Caso a medida fosse aprovada pela escola, Katherine teria que optar por estudar durante o dia ou mudar de colégio, já que, por trabalhar, hoje ela é aluna do período noturno, turno de ensino não previsto nas escolas cívico-militares. O governo argumenta que, nesses casos, vai oferecer ao estudante outras opções fora do sistema e próximas da instituição originária.

O secretário de Educação, Renato Feder, afirma que a proposta foi amplamente discutida e que o pedido por mais escolas cívico-militares partiu da própria população.

"É complicado criticar algo que está indo a favor da democracia. Estamos consultando a comunidade, atendendo a uma demanda muito forte e 90% dos colégios e dos alunos nem terão essa opção", afirma.

"Vivemos numa sociedade marcada pela violência e pela desigualdade. Se há uma propaganda dizendo que vai haver uma escola com segurança e qualidade para o seu filho, o pai, alheio ao processo, vai querer. Mas não é isso que garante qualidade da educação", contrapõe a secretária de finanças da APP-Sindicato, Walkiria Mazeto, que teme uma priorização da nova rede nos investimentos da secretaria estadual.

Nos últimos dias, a entidade tem mobilizado vários protestos em frente a sede do governo estadual.

Alguns professores também manifestam preocupação com a diminuição na autonomia civil das instituições e na liberdade de pensamento e crítica com a entrada de militares no território escolar.

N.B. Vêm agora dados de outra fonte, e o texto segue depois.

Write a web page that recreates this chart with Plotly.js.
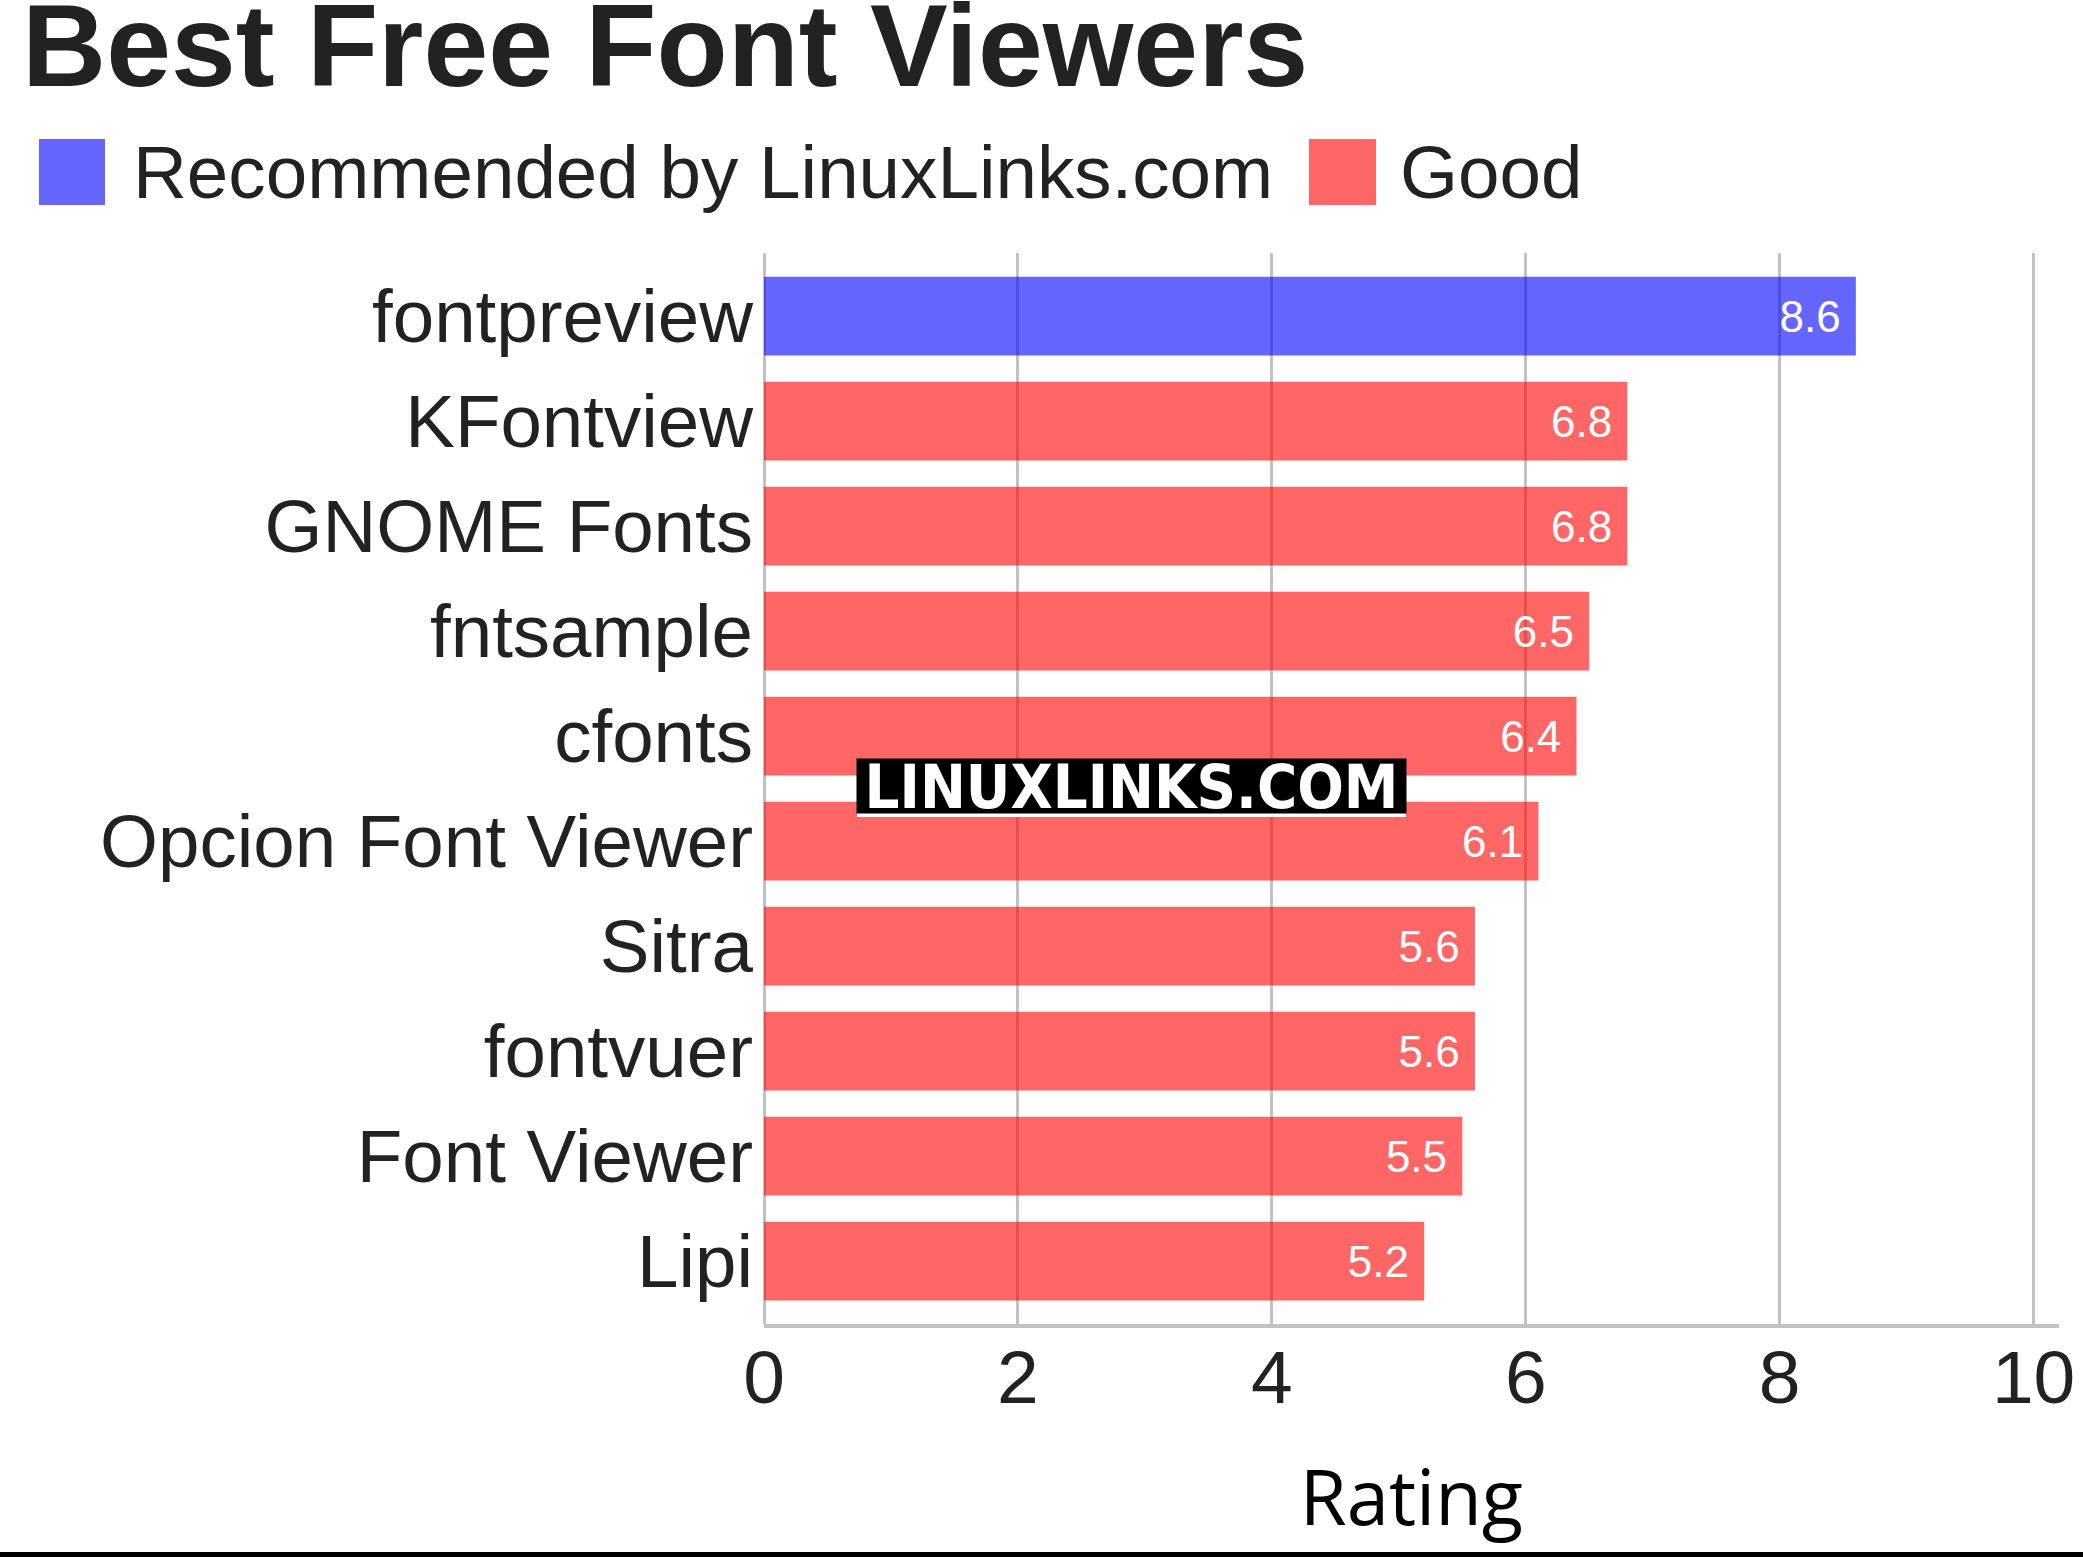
<!DOCTYPE html>
<html>
<head>
<meta charset="utf-8">
<script src="https://cdn.plot.ly/plotly-3.0.1.min.js"></script>
<style>
html, body { margin: 0; padding: 0; background: #fff; overflow: hidden; }
#chart { width: 2083px; height: 1557px; }
</style>
</head>
<body>
<div id="chart"></div>
<script>
// ---- data ----
var categories = ["fontpreview", "KFontview", "GNOME Fonts", "fntsample", "cfonts",
                  "Opcion Font Viewer", "Sitra", "fontvuer", "Font Viewer", "Lipi"];
var recommendedNames = ["fontpreview"];
var recommendedValues = [8.6];
var goodNames = ["KFontview", "GNOME Fonts", "fntsample", "cfonts",
                 "Opcion Font Viewer", "Sitra", "fontvuer", "Font Viewer", "Lipi"];
var goodValues = [6.8, 6.8, 6.5, 6.4, 6.1, 5.6, 5.6, 5.5, 5.2];
var xTickValues = [0, 2, 4, 6, 8, 10];
var seriesNames = ["Recommended by LinuxLinks.com", "Good"];
var chartTitle = "Best Free Font Viewers";
var xAxisTitle = "Rating";
var watermark = "LINUXLINKS.COM";

// ---- layout geometry (pixels) ----
var W = 2083, H = 1557;
var M = { l: 764, r: 24, t: 253, b: 233 };
var PW = W - M.l - M.r, PH = H - M.t - M.b;
function px(x) { return (x - M.l) / PW; }
function py(y) { return 1 - (y - M.t) / PH; }

var blue = "rgba(0,0,255,0.6)";
var red = "rgba(255,0,0,0.6)";
var textColor = "#222222";
var gridColor = "#c2c2c2";
var labelFont = "Liberation Sans, Arial, sans-serif";

var traces = [
  {
    type: "bar", orientation: "h", name: seriesNames[0],
    y: recommendedNames, x: recommendedValues,
    marker: { color: blue },
    text: recommendedValues.map(function (v) { return v.toFixed(1) + "\u00a0"; }),
    textposition: "inside", insidetextanchor: "end",
    textfont: { family: labelFont, size: 44, color: "#ffffff" },
    hoverinfo: "x+y"
  },
  {
    type: "bar", orientation: "h", name: seriesNames[1],
    y: goodNames, x: goodValues,
    marker: { color: red },
    text: goodValues.map(function (v) { return v.toFixed(1) + "\u00a0"; }),
    textposition: "inside", insidetextanchor: "end",
    textfont: { family: labelFont, size: 44, color: "#ffffff" },
    hoverinfo: "x+y"
  }
];

var shapes = [
  // legend swatches
  { type: "rect", xref: "paper", yref: "paper", x0: px(39), x1: px(105), y0: py(139), y1: py(205),
    fillcolor: blue, line: { width: 0 } },
  { type: "rect", xref: "paper", yref: "paper", x0: px(1309), x1: px(1376), y0: py(139), y1: py(205),
    fillcolor: red, line: { width: 0 } },
  // white strip below watermark
  { type: "rect", xref: "paper", yref: "paper", x0: px(857), x1: px(1406), y0: py(817), y1: py(813),
    fillcolor: "#ffffff", line: { width: 0 }, layer: "above" },
  // bottom black rule
  { type: "rect", xref: "paper", yref: "paper", x0: px(0), x1: px(W), y0: py(1557), y1: py(1552),
    fillcolor: "#000000", line: { width: 0 } }
];

var annotations = [
  { xref: "paper", yref: "paper", x: px(132), y: py(172), xanchor: "left", yanchor: "middle",
    text: seriesNames[0], showarrow: false, borderpad: 0,
    font: { family: labelFont, size: 74.6, color: textColor } },
  { xref: "paper", yref: "paper", x: px(1399), y: py(172), xanchor: "left", yanchor: "middle",
    text: seriesNames[1], showarrow: false, borderpad: 0,
    font: { family: labelFont, size: 74.6, color: textColor } },
  { xref: "paper", yref: "paper", x: px(1131.5), y: py(786), xanchor: "center", yanchor: "middle",
    text: "<b>" + watermark + "</b>", showarrow: false, borderpad: 0,
    width: 549, height: 54, bgcolor: "#000000",
    font: { family: "DejaVu Sans Condensed, DejaVu Sans, sans-serif", size: 61, color: "#ffffff" } }
];

var layout = {
  width: W, height: H,
  margin: M,
  paper_bgcolor: "#ffffff", plot_bgcolor: "#ffffff",
  showlegend: false,
  barmode: "overlay",
  bargap: 0.25,
  title: {
    text: "<b>" + chartTitle + "</b>",
    font: { family: labelFont, size: 116.5, color: textColor },
    xref: "container", yref: "container",
    x: 22 / W, xanchor: "left",
    y: 1 - 4 / H, yanchor: "top"
  },
  xaxis: {
    range: [0, 10.2],
    tickvals: xTickValues,
    ticktext: xTickValues.map(String),
    ticks: "",
    ticklabelstandoff: -15,
    showgrid: true, gridcolor: gridColor, gridwidth: 3,
    zeroline: true, zerolinecolor: gridColor, zerolinewidth: 3,
    showline: true, linecolor: gridColor, linewidth: 4,
    tickfont: { family: labelFont, size: 75, color: textColor },
    title: { text: xAxisTitle, font: { family: "Open Sans, Noto Sans, sans-serif", size: 76, color: "#000000" }, standoff: 55 }
  },
  yaxis: {
    type: "category",
    categoryorder: "array", categoryarray: categories,
    range: [categories.length - 1 + 0.6, -0.6],
    ticks: "",
    showgrid: false, zeroline: false, showline: false,
    ticklabelstandoff: 10,
    tickfont: { family: labelFont, size: 74.5, color: textColor }
  },
  shapes: shapes,
  annotations: annotations
};

Plotly.newPlot("chart", traces, layout, { displayModeBar: false, staticPlot: true });
</script>
</body>
</html>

"Não vai ter autonomia para escolher a direção, é um militar que vai ser o diretor realmente, vai ter um diretor civil nomeado [pela secretaria da Educação], que pode ser alguém de fora", aponta a professora Izabella Bertoni.

Há também diretores entusiasmados com o projeto. A diretora do Colégio Estadual Guarda Mirim do Paraná, instituição que aprovou a medida por 304 votos a 2, Débora Queiroz, afirma que a adoção do modelo beneficiará alunos e professores. A instituição curitibana já tinha parcerias com a polícia para ministrar algumas disciplinas.

"É uma oportunidade única. Com a experiência daqui, digo que é algo extremamente positivo. Os alunos têm amor pela instituição e por tudo que contribui para a formação deles como cidadãos", diz.

Mãe de dois alunos da rede estadual, a funcionária pública Gisele Duarte votou sim pela militarização. "Não consigo arcar com colégio particular com qualidade de estudo", afirma. "É nítido e notório que os colégios militares oferecem retorno de excelência para os alunos, que passam mais em vestibulares, por exemplo."

Dados analisados pela Folha, porém, mostram que os resultados das escolas militares são compatíveis com os de outros sistemas públicos de perfil semelhante, como algum tipo de seleção de estudantes, mas sem a rigidez militar.